For more on the details of how to do simple and repeatable split-testing, take a look at The one line split-test, or how to A/B all the time.

1 comment:

  1. Eric,

    thanks, your answer was very helpful. It may interest you that what we are doing is a little different than a game or public webpage. We built and are refining a communications and productivity Web 2.0 tool for a large public Utility. It solves the problem of communicating between a small group of managers, say twenty and a large group of users, say ten thousand. Of course there are trust, political, geographic, incentive and status issues to overcome, but these actually work in our favor.
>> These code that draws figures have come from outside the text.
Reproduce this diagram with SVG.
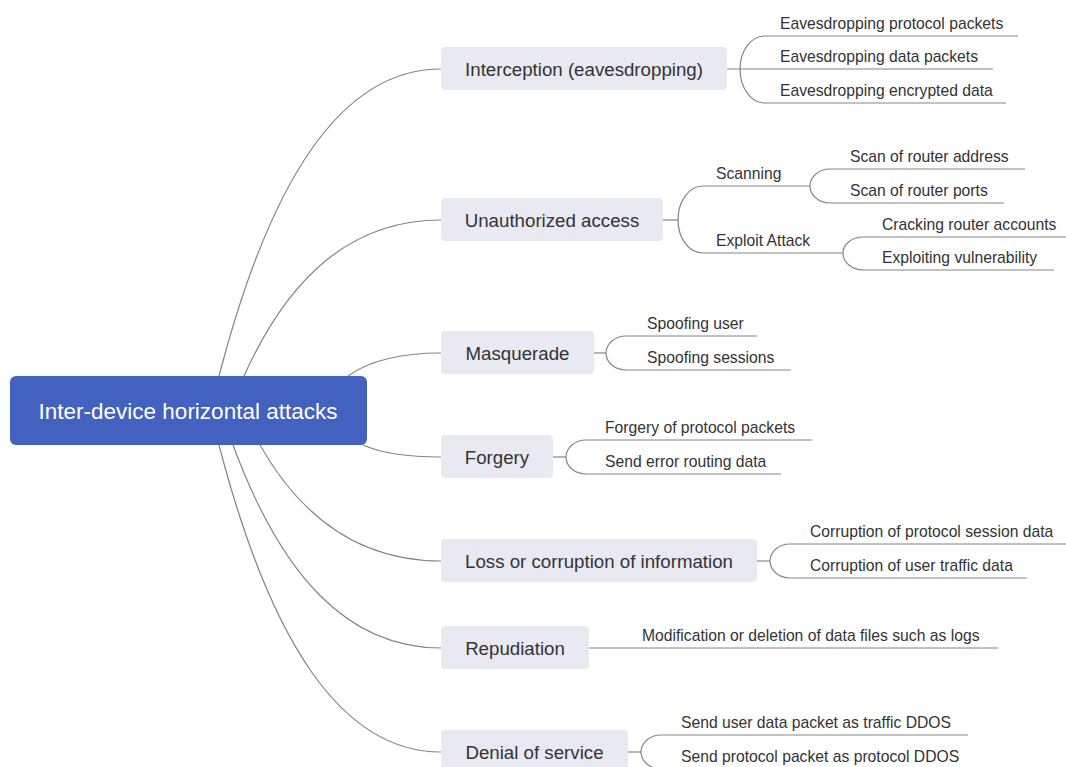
<svg xmlns="http://www.w3.org/2000/svg" width="1066" height="767" viewBox="0 0 1066 767">
<style>
.c{fill:none;stroke:#858585;stroke-width:1.2}
.n1 rect{fill:#E9E9F2}
.n1 text{font-family:"Liberation Sans",Arial,sans-serif;font-size:18.7px;fill:#333;text-anchor:middle}
.leaf{font-family:"Liberation Sans",Arial,sans-serif;font-size:15.7px;fill:#333}
.root text{font-family:"Liberation Sans",Arial,sans-serif;font-size:22.5px;fill:#fff;text-anchor:middle}
</style>
<rect width="1066" height="767" fill="#fff"/>
<g id="connectors">
<path class="c" d="M219,376 C270,180 341,69 441,69"/>
<path class="c" d="M244,376 C289,276 352,220 441,220"/>
<path class="c" d="M348,376 C369,361 399,353 441,353"/>
<path class="c" d="M363,445 C381,453 406,457 441,457"/>
<path class="c" d="M260,445 C302,519 360,561 441,561"/>
<path class="c" d="M233,445 C281,575 347,648 441,648"/>
<path class="c" d="M219,445 C270,641 341,752 441,752"/>
<path class="c" d="M740,69 C740,50.8 751,36 765,36 H1018"/>
<path class="c" d="M727,69 H993"/>
<path class="c" d="M740,69 C740,87.8 751,103 765,103 H1006"/>
<path class="c" d="M663,220 H678"/>
<path class="c" d="M678,220 C678,201.2 689,186 703,186 H810"/>
<path class="c" d="M678,220 C678,238.2 689,253 703,253 H843"/>
<path class="c" d="M810,186 C810,176.6 819,169 830,169 H1025"/>
<path class="c" d="M810,186 C810,195.4 819,203 830,203 H1004"/>
<path class="c" d="M843,253 C843,244.2 852,237 863,237 H1066"/>
<path class="c" d="M843,253 C843,262.4 852,270 863,270 H1054"/>
<path class="c" d="M594,353 H606"/>
<path class="c" d="M606,353 C606,343.6 615,336 626,336 H757"/>
<path class="c" d="M606,353 C606,362.4 615,370 626,370 H791"/>
<path class="c" d="M553,457 H566"/>
<path class="c" d="M566,457 C566,447.6 575,440 586,440 H812"/>
<path class="c" d="M566,457 C566,466.4 575,474 586,474 H781"/>
<path class="c" d="M757,561 H770"/>
<path class="c" d="M770,561 C770,551.6 779,544 790,544 H1066"/>
<path class="c" d="M770,561 C770,570.4 779,578 790,578 H1027"/>
<path class="c" d="M589,648 H998"/>
<path class="c" d="M628,752 H641"/>
<path class="c" d="M641,752 C641,742.6 650,735 661,735 H968"/>
<path class="c" d="M641,752 C641,761.4 650,769 661,769 H1000"/>
</g>
<g id="root" class="root">
<rect x="10" y="376" width="357" height="69" rx="6" fill="#4361BF"/>
<text x="188" y="419">Inter-device horizontal attacks</text>
</g>
<g id="interception" class="n1"><rect x="441" y="47" width="286" height="43" rx="4"/><text x="584" y="75.5">Interception (eavesdropping)</text></g>
<g id="unauthorized" class="n1"><rect x="441" y="198" width="222" height="43" rx="4"/><text x="552" y="226.5">Unauthorized access</text></g>
<g id="masquerade" class="n1"><rect x="441" y="331" width="153" height="43" rx="4"/><text x="517.5" y="359.5">Masquerade</text></g>
<g id="forgery" class="n1"><rect x="441" y="435" width="112" height="43" rx="4"/><text x="497" y="463.5">Forgery</text></g>
<g id="loss" class="n1"><rect x="441" y="539" width="316" height="43" rx="4"/><text x="599" y="567.5">Loss or corruption of information</text></g>
<g id="repudiation" class="n1"><rect x="441" y="626" width="148" height="43" rx="4"/><text x="515" y="654.5">Repudiation</text></g>
<g id="denial" class="n1"><rect x="441" y="730" width="187" height="43" rx="4"/><text x="534.5" y="758.5">Denial of service</text></g>
<g id="leaf-e1"><text class="leaf" x="780" y="29">Eavesdropping protocol packets</text></g>
<g id="leaf-e2"><text class="leaf" x="780" y="62">Eavesdropping data packets</text></g>
<g id="leaf-e3"><text class="leaf" x="780" y="96">Eavesdropping encrypted data</text></g>
<g id="scanning"><text class="leaf" x="716" y="179">Scanning</text></g>
<g id="exploit"><text class="leaf" x="716" y="246">Exploit Attack</text></g>
<g id="leaf-s1"><text class="leaf" x="850" y="162">Scan of router address</text></g>
<g id="leaf-s2"><text class="leaf" x="850" y="196">Scan of router ports</text></g>
<g id="leaf-x1"><text class="leaf" x="882" y="230">Cracking router accounts</text></g>
<g id="leaf-x2"><text class="leaf" x="882" y="263">Exploiting vulnerability</text></g>
<g id="leaf-m1"><text class="leaf" x="647" y="329">Spoofing user</text></g>
<g id="leaf-m2"><text class="leaf" x="647" y="363">Spoofing sessions</text></g>
<g id="leaf-f1"><text class="leaf" x="605" y="433">Forgery of protocol packets</text></g>
<g id="leaf-f2"><text class="leaf" x="605" y="467">Send error routing data</text></g>
<g id="leaf-l1"><text class="leaf" x="810" y="537">Corruption of protocol session data</text></g>
<g id="leaf-l2"><text class="leaf" x="810" y="571">Corruption of user traffic data</text></g>
<g id="leaf-r1"><text class="leaf" x="642" y="641">Modification or deletion of data files such as logs</text></g>
<g id="leaf-d1"><text class="leaf" x="681" y="728">Send user data packet as traffic DDOS</text></g>
<g id="leaf-d2"><text class="leaf" x="681" y="762">Send protocol packet as protocol DDOS</text></g>
</svg>
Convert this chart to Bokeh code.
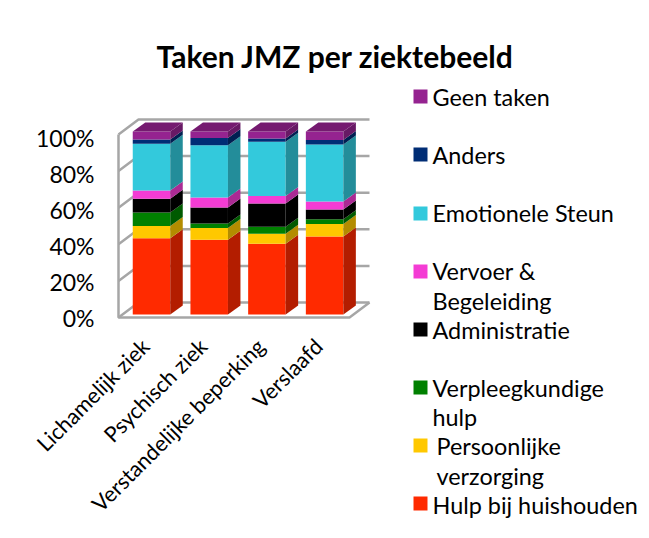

    We created a user interface that requires no training to figure out and incents accuracy over political correctness. We're looking to metrics to determine how users interact with our product. More importantly, it must not create a time sink. On the other hand, we provide a management dashboard showing peoples' expectations of success for different projects along with explaination for why something will or won't work.

    The metrics I was asking about are to help refine the user interface. The goal is about five to ten minutes of engagement, but not more than fifteen minutes a week. More important, is getting the correct insights/predictions passed up to the dashboard.

    The beauty is that this leads nicely to split-testing and also measuring customer (user) satisfaction (engagement) and predictions. Doing so will both make our product better for our current customer, and provide compelling, statistical evidence of its effectiveness when it comes to marketing. Very exciting.

    Thanks again and if you have any other suggestions or books that I should read, I would be forever in your debt.